1 - Import data and fix the parameters

######## Fix the parameters ################

dtm <- 600  # maximimum duration allowed between 2 positions(in seconds)
lhsv <- 47  # grid size: here we use the grid size caculated (in metres)
# for the 2011-2012 season(see paper for details)
maille <- 50  # smoothing factor (in metres): idem (see paper for details) 


# Import data #######################


# GPS data for the variegated scallop fishing trip have been anonymized and 
# coordinates have been modified with a vectorial translation for confidentiality matters
td <- getwd()
pet <- read.csv2(file = paste0(td, "/data/DataTripOneAnon.csv"))
coordinates(pet) <- ~coords.x + coords.y  # To SPDF
proj4string(pet) <- CRS("+init=epsg:2154")
pet$time <- as.POSIXct(pet$time, tz = "UTC")  # set time to POSIXct format

## Create the clipping polygon from the AIS data extent (e: extent)
e <- extent(pet) + 2000
CP <- as(e, "SpatialPolygons")
proj4string(CP) <- CRS("+init=epsg:2154")

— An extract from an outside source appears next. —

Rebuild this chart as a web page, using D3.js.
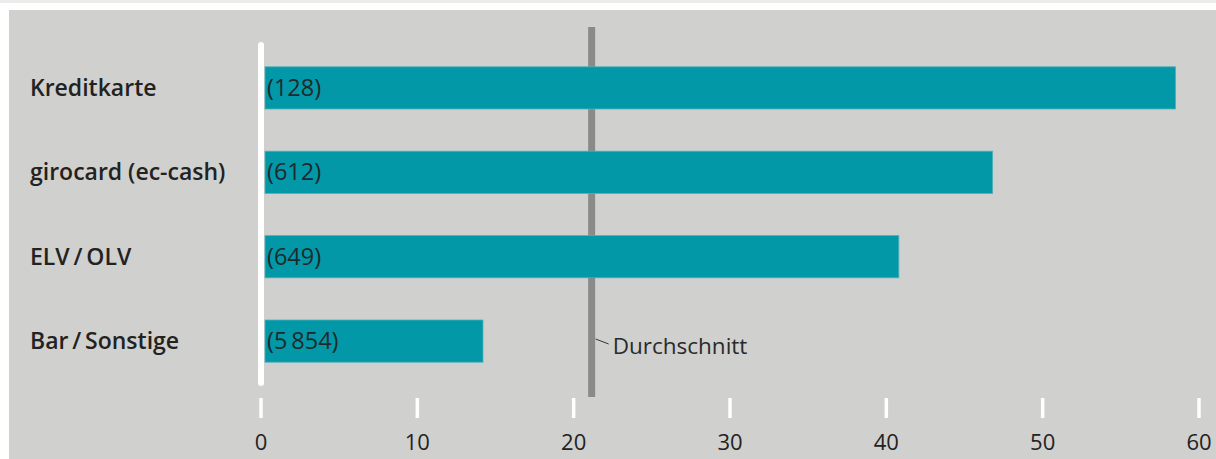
<!DOCTYPE html>
<html>
<head>
<meta charset="utf-8">
<script src="https://cdn.jsdelivr.net/npm/d3@7"></script>
<style>
  html, body { margin: 0; padding: 0; background: #fff; }
  svg { display: block; font-family: "Open Sans", sans-serif; }
</style>
</head>
<body>
<div id="chart"></div>
<script>
var categories = ["Kreditkarte", "girocard (ec-cash)", "ELV\u2009/\u2009OLV", "Bar\u2009/\u2009Sonstige"];
var shares = [58.5, 46.8, 40.8, 14.2];
var counts = ["(128)", "(612)", "(649)", "(5\u2009854)"];
var average = 21.15;
var averageLabel = "Durchschnitt";
var tickValues = [0, 10, 20, 30, 40, 50, 60];

(function() {
    var svg = d3.select("#chart").append("svg")
        .attr("width", 1216)
        .attr("height", 459);

    // top rule and panel
    svg.append("rect")
        .attr("x", 0).attr("y", 0).attr("width", 1216).attr("height", 3)
        .attr("fill", "#ececec");
    svg.append("rect")
        .attr("x", 9).attr("y", 10).attr("width", 1207).attr("height", 449)
        .attr("fill", "#d0d0ce");

    var x = d3.scaleLinear().domain([0, 60]).range([261, 1199]);
    var y = d3.scaleBand()
        .domain(d3.range(categories.length))
        .range([44, 385])
        .paddingInner(0.5)
        .paddingOuter(0.27);

    // average line (behind bars)
    svg.append("line")
        .attr("x1", x(average)).attr("x2", x(average))
        .attr("y1", 27).attr("y2", 397)
        .attr("stroke", "#8a8a88")
        .attr("stroke-width", 7);

    // bars
    svg.selectAll(".bar")
        .data(shares)
        .enter().append("rect")
            .attr("class", "bar")
            .attr("x", x(0) + 4)
            .attr("y", function(d, i) { return y(i); })
            .attr("width", function(d) { return x(d) - x(0) - 4; })
            .attr("height", y.bandwidth())
            .attr("fill", "#0298a7")
            .attr("stroke", "#4fb1bb")
            .attr("stroke-width", 0.8);

    // zero line
    svg.append("line")
        .attr("x1", x(0)).attr("x2", x(0))
        .attr("y1", 45).attr("y2", 383)
        .attr("stroke", "#fff")
        .attr("stroke-width", 6)
        .attr("stroke-linecap", "round");

    svg.append("line")
        .attr("x1", x(average) + 4).attr("x2", x(average) + 17)
        .attr("y1", 339).attr("y2", 344)
        .attr("stroke", "#333")
        .attr("stroke-width", 1);

    svg.append("text")
        .attr("x", x(average) + 21)
        .attr("y", 354)
        .attr("fill", "#2a2a2a")
        .style("font-size", "22.5px")
        .text(averageLabel);

    // category labels
    svg.selectAll(".cat")
        .data(categories)
        .enter().append("text")
            .attr("class", "cat")
            .attr("x", 30)
            .attr("y", function(d, i) { return y(i) + y.bandwidth() / 2 + 8; })
            .attr("fill", "#222")
            .style("font-size", "23px")
            .style("font-weight", 600)
            .text(function(d) { return d; });

    // counts inside bars
    svg.selectAll(".count")
        .data(counts)
        .enter().append("text")
            .attr("class", "count")
            .attr("x", x(0) + 6)
            .attr("y", function(d, i) { return y(i) + y.bandwidth() / 2 + 8; })
            .attr("fill", "#1e2a2c")
            .style("font-size", "23.5px")
            .text(function(d) { return d; });

    // x axis ticks
    var axis = svg.append("g");
    axis.selectAll(".tick")
        .data(tickValues)
        .enter().append("line")
            .attr("x1", function(d) { return x(d); })
            .attr("x2", function(d) { return x(d); })
            .attr("y1", 398).attr("y2", 418)
            .attr("stroke", "#fff")
            .attr("stroke-width", 3.5);
    axis.selectAll(".tlabel")
        .data(tickValues)
        .enter().append("text")
            .attr("x", function(d) { return x(d); })
            .attr("y", 450)
            .attr("text-anchor", "middle")
            .attr("fill", "#222")
            .style("font-size", "22px")
            .text(function(d) { return d; });
})();
</script>
</body>
</html>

## Get coastline data and clip to data extent
land <- readOGR(dsn = paste0(td, "/data"), layer = "land")

## OGR data source with driver: ESRI Shapefile 
## Source: "C:\Users\Damien\Documents\R\document\DLG_WEBSITE_ACADEMIC_EN-FR\Version_4\content\post\data", layer: "land"
## with 2617 features
## It has 2 fields

land <- spTransform(land, CRS("+init=epsg:2154"))
land <- gIntersection(land, CP, byid = TRUE)

## Get sea shape data and clip to data extent
sea <- readOGR(dsn = paste0(td, "/data"), layer = "sea")

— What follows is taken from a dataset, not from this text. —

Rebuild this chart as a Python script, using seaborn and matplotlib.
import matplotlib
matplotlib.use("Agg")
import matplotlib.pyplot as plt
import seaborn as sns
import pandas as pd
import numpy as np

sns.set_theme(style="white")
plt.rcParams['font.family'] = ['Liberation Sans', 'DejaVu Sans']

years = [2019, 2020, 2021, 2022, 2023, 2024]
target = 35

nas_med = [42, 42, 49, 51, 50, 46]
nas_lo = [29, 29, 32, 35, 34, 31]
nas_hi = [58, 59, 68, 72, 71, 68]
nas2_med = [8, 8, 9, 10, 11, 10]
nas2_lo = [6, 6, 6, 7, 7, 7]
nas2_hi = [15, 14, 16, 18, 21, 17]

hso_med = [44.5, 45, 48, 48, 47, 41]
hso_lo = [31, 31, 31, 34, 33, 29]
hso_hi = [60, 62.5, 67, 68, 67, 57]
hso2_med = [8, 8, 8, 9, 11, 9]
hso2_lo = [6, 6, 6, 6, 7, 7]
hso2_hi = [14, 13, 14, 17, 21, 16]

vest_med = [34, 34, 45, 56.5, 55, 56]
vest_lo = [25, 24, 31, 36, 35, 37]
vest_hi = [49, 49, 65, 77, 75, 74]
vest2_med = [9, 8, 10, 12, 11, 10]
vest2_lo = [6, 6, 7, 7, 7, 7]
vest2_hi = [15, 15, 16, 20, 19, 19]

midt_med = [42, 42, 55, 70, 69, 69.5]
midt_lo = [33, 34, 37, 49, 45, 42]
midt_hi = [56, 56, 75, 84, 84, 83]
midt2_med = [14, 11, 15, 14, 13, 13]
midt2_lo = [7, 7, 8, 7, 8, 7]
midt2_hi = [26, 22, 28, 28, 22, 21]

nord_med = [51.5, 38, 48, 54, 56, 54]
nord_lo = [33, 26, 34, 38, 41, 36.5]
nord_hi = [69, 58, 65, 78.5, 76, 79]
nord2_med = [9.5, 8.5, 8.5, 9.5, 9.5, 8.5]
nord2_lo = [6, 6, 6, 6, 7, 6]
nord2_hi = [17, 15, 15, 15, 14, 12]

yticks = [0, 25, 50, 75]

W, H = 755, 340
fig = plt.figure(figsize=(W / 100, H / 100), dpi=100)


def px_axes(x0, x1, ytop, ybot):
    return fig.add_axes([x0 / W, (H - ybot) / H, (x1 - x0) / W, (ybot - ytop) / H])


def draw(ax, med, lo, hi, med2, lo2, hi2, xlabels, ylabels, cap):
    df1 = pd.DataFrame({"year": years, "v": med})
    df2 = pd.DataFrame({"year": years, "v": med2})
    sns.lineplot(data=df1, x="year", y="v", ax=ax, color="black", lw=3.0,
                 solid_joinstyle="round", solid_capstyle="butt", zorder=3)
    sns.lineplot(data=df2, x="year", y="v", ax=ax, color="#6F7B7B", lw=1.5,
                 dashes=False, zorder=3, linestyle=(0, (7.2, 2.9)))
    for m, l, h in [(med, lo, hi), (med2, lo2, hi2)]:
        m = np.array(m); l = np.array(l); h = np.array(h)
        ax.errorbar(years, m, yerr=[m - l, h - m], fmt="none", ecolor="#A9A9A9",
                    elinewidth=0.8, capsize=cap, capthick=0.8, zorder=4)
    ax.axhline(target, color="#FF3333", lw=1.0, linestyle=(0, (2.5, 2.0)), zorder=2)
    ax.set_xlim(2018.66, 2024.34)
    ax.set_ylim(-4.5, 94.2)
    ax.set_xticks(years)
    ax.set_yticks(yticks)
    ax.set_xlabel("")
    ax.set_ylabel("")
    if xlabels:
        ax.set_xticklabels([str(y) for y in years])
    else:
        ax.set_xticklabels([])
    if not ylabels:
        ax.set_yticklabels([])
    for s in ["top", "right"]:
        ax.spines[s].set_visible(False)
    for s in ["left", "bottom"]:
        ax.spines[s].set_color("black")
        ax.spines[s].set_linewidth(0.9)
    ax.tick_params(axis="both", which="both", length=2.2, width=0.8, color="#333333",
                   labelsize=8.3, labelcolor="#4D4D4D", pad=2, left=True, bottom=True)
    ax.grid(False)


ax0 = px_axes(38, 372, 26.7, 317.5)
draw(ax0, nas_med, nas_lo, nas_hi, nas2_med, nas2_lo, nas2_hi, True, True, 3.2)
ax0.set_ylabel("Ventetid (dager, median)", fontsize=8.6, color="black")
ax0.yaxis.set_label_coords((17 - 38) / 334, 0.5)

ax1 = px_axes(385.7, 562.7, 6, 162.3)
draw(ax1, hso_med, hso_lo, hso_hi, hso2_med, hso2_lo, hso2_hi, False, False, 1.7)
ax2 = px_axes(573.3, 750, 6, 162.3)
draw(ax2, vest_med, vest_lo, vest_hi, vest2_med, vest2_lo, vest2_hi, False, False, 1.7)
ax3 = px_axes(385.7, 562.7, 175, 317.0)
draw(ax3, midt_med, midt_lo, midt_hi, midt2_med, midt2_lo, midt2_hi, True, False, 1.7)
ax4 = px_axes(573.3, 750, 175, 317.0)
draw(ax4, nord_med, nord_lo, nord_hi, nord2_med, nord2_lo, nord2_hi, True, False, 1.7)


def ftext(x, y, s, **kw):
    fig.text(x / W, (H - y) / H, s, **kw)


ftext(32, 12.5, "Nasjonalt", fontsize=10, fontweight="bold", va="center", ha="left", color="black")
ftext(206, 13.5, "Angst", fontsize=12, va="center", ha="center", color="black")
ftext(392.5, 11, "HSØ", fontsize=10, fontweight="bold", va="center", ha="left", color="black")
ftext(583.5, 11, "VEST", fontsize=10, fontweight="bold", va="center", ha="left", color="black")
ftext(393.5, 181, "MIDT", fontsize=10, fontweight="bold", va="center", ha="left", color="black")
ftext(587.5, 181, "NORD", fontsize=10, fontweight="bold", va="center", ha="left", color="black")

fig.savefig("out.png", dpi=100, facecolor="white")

## OGR data source with driver: ESRI Shapefile 
## Source: "C:\Users\Damien\Documents\R\document\DLG_WEBSITE_ACADEMIC_EN-FR\Version_4\content\post\data", layer: "sea"
## with 1 features
## It has 1 fields

sea <- spTransform(sea, CRS("+init=epsg:2154"))
sea <- gIntersection(sea, CP, byid = TRUE) 

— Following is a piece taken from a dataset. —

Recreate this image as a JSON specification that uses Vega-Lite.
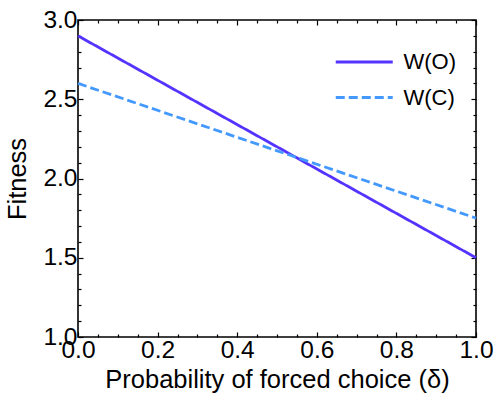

2 - Estimate fishing activity

## Function for data cleaning: time filter
prep.fun <- function(x, dtmax, analyse) {
  # Fonction to calculate ditance (dist) between consecutive points, time
  # duration (dt), mean speed (vmoy) and deletion according to dtmax x :
  # the SPDF dtmax: maximimum duration allowed between 2 positions(in
  # seconds), analyse: name of the metier (character string)
  df <- x
  # conversion to ltraj class
  d.ltraj <- as.ltraj(coordinates(df), df$time, id = paste(analyse))
  ld.ltraj <- ld(d.ltraj)  # ltraj to data.frame class
  df$dist <- ld.ltraj$dist
  df$dt <- ld.ltraj$dt
  df <- subset(df, !is.na(df$dt))  # NA delete
  df <- subset(df, df$dt < dtmax)  ## dt>dtmax delete
  df$vmoy <- df$dist/df$dt  # Mean speed calculation
  return(df)
}

pet.pt <- prep.fun(x=pet, dtmax=dtm, analyse="Varieg. scall") 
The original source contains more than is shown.